In the main line 1.e4 c5 2.Nf3 d6 3.Bb5+ Bd7 4.Bxd7+ Qxd7 5.c4 Nf6 6.Nc3 g6 7.d4 cxd4 8.Nxd4 Bg7 9.f3 0-0 Ivanchuk avoids facing his own weapon by playing 10.Be3 in Ivanchuk - Shirov. This avoids 10.0-0 Rc8! Which could is always called "the Ivanchuk line" since he introduced this extremely effective antidote to White's play back in 2003. However, after 10.Be3 Black has avoided more aggressive setups with Bg5, and following 10...Nc6 11.0-0 Rac8 12.b3 e6 13.Rc1 Rfd8 14.Qd2:
Shirov shows off his own preparation and breaks free with 14...d5! Ivanchuk is caught off guard and goes down quickly.
Zaitsev 4 Qxd4 [B53]
Once in a while White avoids queenside castling and plays an unusual Maroczy structure with 1.e4 c5 2.Nf3 d6 3.d4 cxd4 4.Qxd4 Nc6 5.Bb5 Bd7 6.Bxc6 Bxc6 7.c4. This should not be dangerous, but Black mixes up his plans and suffers a serious case of wrong rook syndrome in Ni Hua-Zhou Jianchao.
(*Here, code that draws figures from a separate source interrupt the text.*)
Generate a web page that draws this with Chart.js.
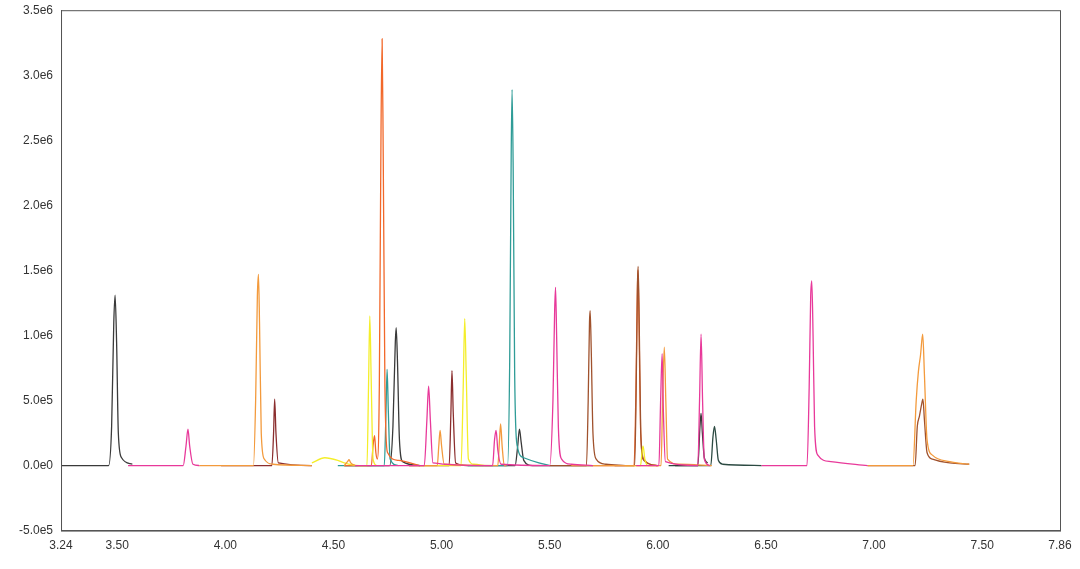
<!DOCTYPE html>
<html><head><meta charset="utf-8">
<script src="https://cdn.jsdelivr.net/npm/chart.js@4"></script>
<style>html,body{margin:0;background:#fff}#w{width:1080px;height:569px}</style>
</head><body><div id="w"><canvas id="c"></canvas></div>
<script>
const xTicks=[3.24,3.5,4.0,4.5,5.0,5.5,6.0,6.5,7.0,7.5,7.86];
const yTicks=[-5e5,0,5e5,1e6,1.5e6,2e6,2.5e6,3e6,3.5e6];
const N=null;
const blackTrace=[[3.24,0],[3.46,0],[3.474,0.3e6],[3.484,1.1e6],[3.49,1.31e6],[3.497,0.95e6],[3.505,0.25e6],[3.52,0.06e6],[3.57,0.01e6],N,
 [4.55,0],[4.76,0],[4.775,0.3e6],[4.786,0.95e6],[4.79,1.06e6],[4.796,0.8e6],[4.805,0.2e6],[4.82,0.03e6],[4.9,0],N,
 [5.12,0],[5.34,0],[5.352,0.15e6],[5.36,0.28e6],[5.368,0.18e6],[5.38,0.04e6],[5.42,0],[5.7,0],N,
 [6.08,0],[6.185,0],[6.195,0.3e6],[6.2,0.40e6],[6.206,0.25e6],[6.215,0.06e6],[6.23,0.02e6]];
const darkGreenTrace=[[6.05,0],[6.245,0],[6.255,0.22e6],[6.262,0.30e6],[6.27,0.2e6],[6.28,0.04e6],[6.3,0.01e6],[6.48,0]];
const pinkTrace=[[3.55,0],[3.805,0],[3.818,0.15e6],[3.827,0.28e6],[3.835,0.15e6],[3.85,0.01e6],[3.88,0],N,
 [4.6,0],[4.92,0],[4.932,0.35e6],[4.94,0.61e6],[4.948,0.35e6],[4.96,0.02e6],[5.2,0],[5.236,0],[5.245,0.2e6],[5.252,0.27e6],[5.26,0.12e6],[5.275,0.01e6],[5.5,0],
 [5.515,0.5e6],[5.523,1.2e6],[5.527,1.37e6],[5.532,1.0e6],[5.54,0.3e6],[5.555,0.05e6],[5.6,0.01e6],[5.7,0],N,
 [5.9,0],[6.005,0],[6.013,0.5e6],[6.02,0.86e6],[6.026,0.4e6],[6.035,0.03e6],[6.185,0],[6.193,0.5e6],[6.2,1.01e6],[6.207,0.5e6],[6.215,0.05e6],[6.24,0],N,
 [6.48,0],[6.69,0],[6.7,0.6e6],[6.707,1.3e6],[6.712,1.42e6],[6.718,1.0e6],[6.725,0.3e6],[6.74,0.08e6],[6.8,0.03e6],[6.97,0]];
const orangeTrace=[[3.88,0],[4.13,0],[4.14,0.5e6],[4.148,1.3e6],[4.153,1.47e6],[4.158,1.1e6],[4.166,0.25e6],[4.18,0.05e6],[4.22,0.01e6],[4.4,0],N,
 [4.55,0],[4.565,0.03e6],[4.572,0.045e6],[4.58,0.02e6],[4.6,0],N,
 [4.85,0],[4.98,0],[4.987,0.15e6],[4.993,0.27e6],[5.0,0.15e6],[5.012,0.01e6],[5.26,0],[5.268,0.2e6],[5.273,0.32e6],[5.28,0.15e6],[5.29,0],[5.3,0],N,
 [5.6,0],[6.015,0],[6.022,0.5e6],[6.03,0.91e6],[6.037,0.5e6],[6.045,0.05e6],[6.1,0.01e6],[6.25,0],N,
 [6.97,0],[7.18,0],[7.195,0.5e6],[7.205,0.72e6],[7.215,0.85e6],[7.225,1.01e6],[7.233,0.7e6],[7.245,0.2e6],[7.27,0.08e6],[7.35,0.03e6],[7.44,0.01e6]];
const darkRedTrace=[[3.98,0],[4.215,0],[4.223,0.25e6],[4.228,0.51e6],[4.234,0.25e6],[4.245,0.02e6],[4.4,0],N,
 [4.85,0],[5.035,0],[5.043,0.4e6],[5.048,0.73e6],[5.054,0.4e6],[5.065,0.02e6],[5.12,0]];
const yellowTrace=[[4.4,0.02e6],[4.46,0.06e6],[4.52,0.04e6],[4.55,0.02e6],[4.62,0],[4.655,0],[4.662,0.6e6],[4.668,1.15e6],[4.674,0.7e6],[4.683,0.05e6],[4.7,0],N,
 [4.9,0],[5.09,0],[5.1,0.6e6],[5.107,1.13e6],[5.114,0.7e6],[5.124,0.05e6],[5.15,0.01e6],[5.2,0],N,
 [5.85,0],[5.92,0],[5.927,0.1e6],[5.932,0.15e6],[5.94,0.05e6],[5.955,0],[6.0,0]];
const redOrangeTrace=[[4.55,0],[4.675,0],[4.683,0.15e6],[4.69,0.23e6],[4.696,0.1e6],[4.703,0.05e6],[4.712,0.6e6],[4.72,2.6e6],[4.725,3.28e6],[4.73,2.4e6],[4.738,0.6e6],[4.75,0.1e6],[4.8,0.04e6],[4.9,0],N,
 [5.7,0],[5.89,0],[5.898,0.5e6],[5.905,1.3e6],[5.908,1.5e6],[5.913,1.1e6],[5.92,0.3e6],[5.935,0.05e6],[6.0,0]];
const tealTrace=[[4.52,0],[4.735,0],[4.742,0.35e6],[4.748,0.74e6],[4.754,0.4e6],[4.762,0.05e6],[4.8,0],N,
 [5.12,0],[5.305,0],[5.315,0.8e6],[5.322,2.4e6],[5.326,2.89e6],[5.331,2.3e6],[5.338,0.7e6],[5.35,0.15e6],[5.38,0.06e6],[5.45,0.02e6],[5.5,0]];
const brownTrace=[[5.5,0],[5.67,0],[5.678,0.5e6],[5.684,1.1e6],[5.687,1.19e6],[5.692,0.9e6],[5.7,0.25e6],[5.715,0.05e6],[5.76,0.01e6],[5.85,0],N,
 [5.8,0],[5.893,0],[5.9,0.6e6],[5.906,1.4e6],[5.909,1.53e6],[5.914,1.1e6],[5.921,0.25e6],[5.935,0.04e6],[6.0,0],N,
 [6.97,0],[7.19,0],[7.2,0.3e6],[7.21,0.38e6],[7.22,0.47e6],[7.226,0.51e6],[7.233,0.35e6],[7.245,0.1e6],[7.27,0.05e6],[7.35,0.02e6],[7.44,0.01e6]];
const series=[
 ['#e8399a',pinkTrace],['#f39a3c',orangeTrace],['#f4ee2a',yellowTrace],['#8b2e2e',darkRedTrace],
 ['#a0522d',brownTrace],['#f2682a',redOrangeTrace],['#2f9c97',tealTrace],['#3a3a3a',blackTrace],['#2c4a42',darkGreenTrace]];
const boxPlugin={id:'box',afterDraw(c){const a=c.chartArea,x=c.ctx;x.save();x.strokeStyle='#555';x.lineWidth=1;x.strokeRect(a.left+0.5,a.top+0.5,a.right-a.left,a.bottom-a.top);x.restore();}};
new Chart(document.getElementById('c'),{type:'line',
 data:{datasets:series.map(([col,pts])=>({data:pts.map(p=>p?{x:p[0],y:p[1]}:{x:N,y:N}),borderColor:col,borderWidth:1.3,pointRadius:0,spanGaps:false,cubicInterpolationMode:'monotone'}))},
 options:{responsive:true,maintainAspectRatio:false,animation:false,
  layout:{padding:{top:4,right:20,left:16,bottom:13}},
  plugins:{legend:{display:false},tooltip:{enabled:false}},
  scales:{
   x:{type:'linear',min:3.24,max:7.86,afterBuildTicks:s=>{s.ticks=xTicks.map(v=>({value:v}))},
    grid:{display:false,drawTicks:true,tickLength:5,tickColor:'#555'},border:{color:'#555'},
    ticks:{color:'#333',font:{family:'Arial, Liberation Sans',size:12},maxRotation:0,autoSkip:false,callback:v=>v.toFixed(2)}},
   y:{min:-5e5,max:3.5e6,afterBuildTicks:s=>{s.ticks=yTicks.map(v=>({value:v}))},
    grid:{display:false,drawTicks:true,tickLength:5,tickColor:'#555'},border:{color:'#555'},
    ticks:{color:'#333',font:{family:'Arial, Liberation Sans',size:12},callback:v=>v.toExponential(1).replace('e+','e')}}}},
 plugins:[boxPlugin]});
</script></body></html>
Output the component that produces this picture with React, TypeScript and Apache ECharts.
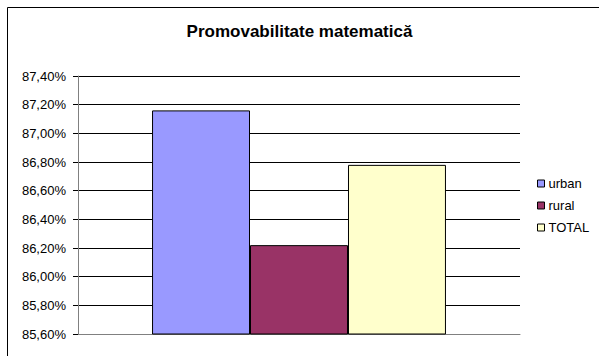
import React, { useEffect, useRef } from "react";
import * as echarts from "echarts";

const categories = [""];
const seriesNames = ["urban", "rural", "TOTAL"];
const seriesValues = [87.16, 86.22, 86.78];
const seriesColors = ["#9999FF", "#993366", "#FFFFCC"];
const yMin = 85.6;
const yMax = 87.4;
const yInterval = 0.2;

export default function App() {
  const ref = useRef<HTMLDivElement>(null);
  useEffect(() => {
    if (!ref.current) return;
    const chart = echarts.init(ref.current, null, { renderer: "svg" });
    const font = "Arial, 'Liberation Sans', sans-serif";
    chart.setOption({
      animation: false,
      backgroundColor: "#ffffff",
      textStyle: { fontFamily: font },
      title: {
        text: "Promovabilitate matematică",
        left: "center",
        top: 18,
        textStyle: { fontSize: 17, fontWeight: "bold", color: "#000", fontFamily: font },
      },
      graphic: [
        {
          type: "rect",
          shape: { x: 7.5, y: 7.5, width: 620, height: 380 },
          style: { fill: "none", stroke: "#000", lineWidth: 1 },
          silent: true,
        },
      ],
      legend: {
        orient: "vertical",
        left: 532,
        top: 172,
        itemWidth: 7,
        itemHeight: 7,
        itemGap: 9,
        itemStyle: { borderColor: "#000", borderWidth: 1 },
        icon: "rect",
        textStyle: { fontSize: 13, color: "#000", fontFamily: font, padding: [0, 0, 0, -1] },
        data: seriesNames,
      },
      grid: { left: 78, right: 79, top: 76, bottom: 22 },
      xAxis: {
        type: "category",
        data: categories,
        axisLine: { show: true, lineStyle: { color: "#808080", width: 1 } },
        axisTick: { show: false },
        axisLabel: { show: false },
      },
      yAxis: {
        type: "value",
        min: yMin,
        max: yMax,
        interval: yInterval,
        axisLine: { show: true, lineStyle: { color: "#808080", width: 1 } },
        axisTick: { show: true, length: 5, lineStyle: { color: "#000" } },
        splitLine: { show: true, lineStyle: { color: "#000", width: 1 } },
        axisLabel: {
          fontSize: 13,
          color: "#000",
          margin: 12,
          fontFamily: font,
          formatter: (v: number) => v.toFixed(2).replace(".", ",") + "%",
        },
      },
      series: seriesNames.map((name, i) => ({
        name,
        type: "bar",
        data: [seriesValues[i]],
        barGap: "0%",
        barCategoryGap: "33.5%",
        itemStyle: { color: seriesColors[i], borderColor: "#000", borderWidth: 1 },
      })),
    });
    return () => chart.dispose();
  }, []);
  return (
    <div
      ref={ref}
      style={{ position: "fixed", left: 0, top: 0, width: 599, height: 356 }}
    />
  );
}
In the main line 1.e4 c5 2.Nf3 Nc6 3.Bb5 d6 4.d4 cxd4 5.Qxd4 Bd7 6.Bxc6 Bxc6 7.Nc3 Nf6 8.Bg5 e6 9.0-0-0 Be7 sometimes White plays 10.Qd3 instead of the traditional 10.Rhe1. I think Black can try to take advantage of this with 10...Qa5!:
Grand Prix Attack [B23]
Grandmaster Bogdan Lalic was good enough to send us one of his recent games. I have felt for a long time that 1.e4 c5 2.Nc3 Nc6 3.f4 g6 4.Nf3 Bg7 5.Bc4 is a strategically risky way for White to play. After 5...e6 6.d3 (perhaps ?!) 6...Nge7 7.0-0 d5!:
Black has good chances of taking over the centre and the initiative. After 8.Bb3 0-0 9.Qe1 Lalic plays 9...Na5!? when Black may eliminate the b3-bishop or even try to hunt it down with a subsequent ...a6 and ...b5. See the notes from us both in Dutina - Lalic.